Dari sisi Buddhologi, kita juga bisa melihat bahwa dalam vagga pertama, Sang Buddha digambarkan sebagai natural human being. Tidak ada penjelasan bahwa beliau memiliki 32 tanda mahapurisa. Kalau pun ada itu hanya dalam Ambattasutta. Dalam vagga selanjutnya, Sang Buddha mulai digambarkan memiliki 32 tanda mahapurisa dan detail tentang mahapurisa ditemukan dalam vagga ketiga.
Kesimpulannya, Sang Buddha adalah orang yang pandai dalam mengajar. Saat berhadapan dengan orang yang pandai beliau akan berbicara secara filosofis, namun saat berhadapan dengan orang-orang yang berpendidikan rendah, perlu juga menggunakan hal-hal yang populer di masyarakat agar ajaran-Nya lebih mudah dipahami oleh pendengar-Nya.

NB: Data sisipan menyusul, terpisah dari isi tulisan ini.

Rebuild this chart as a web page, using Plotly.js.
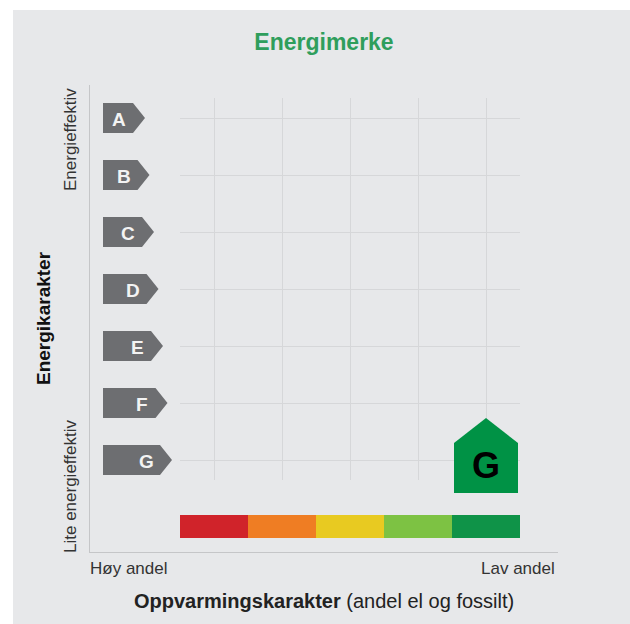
<!DOCTYPE html>
<html>
<head>
<meta charset="utf-8">
<script src="https://cdn.plot.ly/plotly-3.0.1.min.js"></script>
<style>
  html, body { margin: 0; padding: 0; background: #ffffff; width: 630px; height: 624px; overflow: hidden; }
  #chart { position: absolute; left: 13px; top: 10px; width: 617px; height: 614px; }
</style>
</head>
<body>
<div id="chart"></div>
<script>
// ---------------- DATA ----------------
const energyClasses = ['A', 'B', 'C', 'D', 'E', 'F', 'G'];          // energikarakter, best -> worst
const heatingLevels = [1, 2, 3, 4, 5];                                // oppvarmingskarakter columns
const heatingLevelNames = ['Høy andel', '', '', '', 'Lav andel'];     // end labels of heating axis
const energyEndLabels = ['Energieffektiv', 'Lite energieffektiv'];    // end labels of energy axis
const ratingEnergy = 'G';                                             // the building's energy class
const ratingHeating = 5;                                              // the building's heating level

// ---------------- STYLE ----------------
const heatingColors = ['#d0232a', '#ef7d23', '#e8ca21', '#7dc243', '#0f9348'];
const FONT = 'Liberation Sans, Arial, Helvetica, sans-serif';
const BG = '#e7e8ea';
const arrowColor = '#6d6e71';
const houseColor = '#009245';

// scale: plot area is 468 x 467 px; 68 px per heating step, 57 px per energy step
const PXX = 68, PXY = 57;
const XMIN = 1 - 124 / PXX, XMAX = 1 + 344 / PXX;
const YMIN = 1 - 92 / PXY, YMAX = 1 + 375 / PXY;
const rowY = c => energyClasses.length - energyClasses.indexOf(c);   // A -> 7 ... G -> 1

const traces = [];
const annotations = [];

// grid subplot (drawn first, below everything)
traces.push({ x: [null], y: [null], xaxis: 'x', yaxis: 'y', type: 'scatter', mode: 'markers', hoverinfo: 'skip', showlegend: false });

// energy class arrows
energyClasses.forEach((c, i) => {
  const y = rowY(c);
  const left = 1 + (103 - 214) / PXX;
  const tipPx = 145 + 4.5 * i;
  const tip = 1 + (tipPx - 214) / PXX;
  const body = 1 + (tipPx - 12 - 214) / PXX;
  const h = 15 / PXY;
  traces.push({
    x: [left, body, tip, body, left, left],
    y: [y + h, y + h, y, y - h, y - h, y + h],
    xaxis: 'x2', yaxis: 'y2', type: 'scatter', mode: 'lines', fill: 'toself',
    fillcolor: arrowColor, line: { width: 0, color: arrowColor },
    hoverinfo: 'skip', showlegend: false
  });
  annotations.push({
    xref: 'x2', yref: 'y2', x: 1 + (tipPx - 26 - 214) / PXX, y: y - 1 / PXY,
    text: '<b>' + c + '</b>', showarrow: false, xanchor: 'center', yanchor: 'middle',
    font: { family: FONT, size: 19, color: '#f3f3f3' }
  });
});

// heating colour bar
traces.push({
  type: 'bar', x: heatingLevels, y: heatingLevels.map(() => 23 / PXY),
  base: 1 + (460 - 538) / PXY, width: 1,
  marker: { color: heatingColors, line: { width: 0 } },
  xaxis: 'x2', yaxis: 'y2', hoverinfo: 'skip', showlegend: false
});

// house marker for the rating
(function () {
  const x = ratingHeating, y = rowY(ratingEnergy);
  const hw = 32 / PXX, top = 17 / PXY, bot = -33 / PXY, peak = 42 / PXY;
  traces.push({
    x: [x - hw, x - hw, x, x + hw, x + hw, x - hw],
    y: [y + bot, y + top, y + peak, y + top, y + bot, y + bot],
    xaxis: 'x2', yaxis: 'y2', type: 'scatter', mode: 'lines', fill: 'toself',
    fillcolor: houseColor, line: { width: 0, color: houseColor },
    hoverinfo: 'skip', showlegend: false
  });
  annotations.push({
    xref: 'x2', yref: 'y2', x: x, y: y - 5 / PXY,
    text: '<b>' + ratingEnergy + '</b>', showarrow: false, xanchor: 'center', yanchor: 'middle',
    font: { family: FONT, size: 36, color: '#000000' }
  });
})();

// axis end labels and titles
annotations.push(
  { xref: 'paper', yref: 'paper', x: 0, y: -16 / 467, xshift: -2, xanchor: 'left', yanchor: 'middle',
    text: heatingLevelNames[0], showarrow: false, font: { family: FONT, size: 17, color: '#333333' } },
  { xref: 'paper', yref: 'paper', x: 1, y: -16 / 467, xshift: -1, xanchor: 'right', yanchor: 'middle',
    text: heatingLevelNames[heatingLevelNames.length - 1], showarrow: false, font: { family: FONT, size: 17, color: '#333333' } },
  { xref: 'paper', yref: 'paper', x: (323.5 - 90) / 468, y: -49 / 467, xanchor: 'center', yanchor: 'middle',
    text: '<b>Oppvarmingskarakter</b> (andel el og fossilt)', showarrow: false,
    font: { family: FONT, size: 20, color: '#222222' } },
  { xref: 'paper', yref: 'paper', x: (43 - 90) / 468, y: (542 - 308) / 467, xanchor: 'center', yanchor: 'middle',
    textangle: -90, text: '<b>Energikarakter</b>', showarrow: false,
    font: { family: FONT, size: 19, color: '#111111' } },
  { xref: 'paper', yref: 'paper', x: (70 - 90) / 468, y: (542 - 130) / 467, xanchor: 'center', yanchor: 'middle',
    textangle: -90, text: energyEndLabels[0], showarrow: false,
    font: { family: FONT, size: 17, color: '#333333' } },
  { xref: 'paper', yref: 'paper', x: (70 - 90) / 468, y: (542 - 477) / 467, xanchor: 'center', yanchor: 'middle',
    textangle: -90, text: energyEndLabels[1], showarrow: false,
    font: { family: FONT, size: 17, color: '#333333' } }
);

// grid box extent in main-axis units
const GX0 = 0.5, GX1 = heatingLevels.length + 0.5;
const GY0 = 0.65, GY1 = energyClasses.length + 0.35;

const layout = {
  width: 617, height: 614,
  margin: { l: 77, r: 72, t: 75, b: 72, pad: 0 },
  paper_bgcolor: BG, plot_bgcolor: 'rgba(0,0,0,0)',
  showlegend: false, hovermode: false, barmode: 'overlay',
  title: {
    text: 'Energimerke', xref: 'container', yref: 'container',
    x: 311 / 617, y: 1 - 32 / 614, xanchor: 'center', yanchor: 'middle',
    font: { family: FONT, size: 23, color: '#2f9e5c', weight: 'bold' }
  },
  // grid subplot
  xaxis: {
    domain: [(GX0 - XMIN) / (XMAX - XMIN), (GX1 - XMIN) / (XMAX - XMIN)],
    range: [GX0, GX1], tickvals: heatingLevels, showticklabels: false, ticks: '',
    showgrid: true, gridcolor: '#d6d7d9', gridwidth: 1, zeroline: false, showline: false,
    anchor: 'y', fixedrange: true
  },
  yaxis: {
    domain: [(GY0 - YMIN) / (YMAX - YMIN), (GY1 - YMIN) / (YMAX - YMIN)],
    range: [GY0, GY1], tickvals: energyClasses.map(rowY), showticklabels: false, ticks: '',
    showgrid: true, gridcolor: '#d6d7d9', gridwidth: 1, zeroline: false, showline: false,
    anchor: 'x', fixedrange: true
  },
  // main subplot
  xaxis2: {
    domain: [0, 1], range: [XMIN, XMAX], anchor: 'y2',
    showgrid: false, zeroline: false, showticklabels: false, ticks: '',
    showline: true, linecolor: '#c5c6c8', linewidth: 1, fixedrange: true
  },
  yaxis2: {
    domain: [0, 1], range: [YMIN, YMAX], anchor: 'x2',
    showgrid: false, zeroline: false, showticklabels: false, ticks: '',
    showline: true, linecolor: '#c5c6c8', linewidth: 1, fixedrange: true
  },
  annotations: annotations
};

Plotly.newPlot('chart', traces, layout, { staticPlot: true, displayModeBar: false });
</script>
</body>
</html>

1. Apakah cerita tentang kemunculan manusia dalam Agaññasutta hanya sebuah dongeng? Secara pribadi saya melihat sutta ini dipergunakan sebagai penjabaran lebih luas dan merupakan kelanjutan dari Brahmajalasutta. Dalam Brahmajalasutta dijelaskan bahwa telah terjadi kesalahan persepsi tentang adanya Maha Brahma sebagai Sang Pencipta. Agaññasutta memberikan penjelasan lebih luas tentang evolusi manusia di bumi ini. Apakah ini sekedar dongeng? Saya melihatnya bukan sebagai dongen melainkan sebagai sebuah teori tentang evolusi kehidupan manusia di bumi ini yang dikemukakan oleh Sang Buddha. Ini tidak ada bedanya dengan theori yang diungkapkan oleh para ilmuwan modern. Ambil contohnya big bang. Apakah itu adalah sebuah dongen? Tidak, tetapi merupakan theori.
2. Apakah penurunan dan kenaikan usia dalam Cakkavattisihanadasutta juga sekedar dongeng? Cakkavattisihanadasutta adalah sebuah sutta yang dipergunakan untuk menggambarkan kondisi politik dengan nilai-nilai moral. Kalau dalam Aggaññasutta, kita bisa melihat bagaimana hubungan moral dengan ekonomi, dalam sutta ini kita bisa melihat implementasi ethik dalam dunia politik dalam Cakkavattisihanadasutta. Apabila nilai-nilai moral diimplementasikan dalam politik, hal itu akan mempengaruhi kesejahteraan masyarakat. Saat masyarakat hidup dengan kesejahteraan yang tinggi, usia panjang dapat diharapkan. Alam akan lebih bersahabat. Tetapi, saat manusia tidak lagi beretika, dunia ini akan cepat hancur, manusia berusia pendek dan alam pun sulit diajak bersahabat. Lihat saja sekarang ini, karena umumnya manusia digerogoti oleh nafsu keserakahan, alam pun sulit diajak berkompromi, pemanasan global terjadi. Usia manusia semakin pendek. Dan, masih banyak lagi yang bisa kita lihat sekarang ini.
Semoga jawaban ini membantu meringankan keragu-raguan Seniya.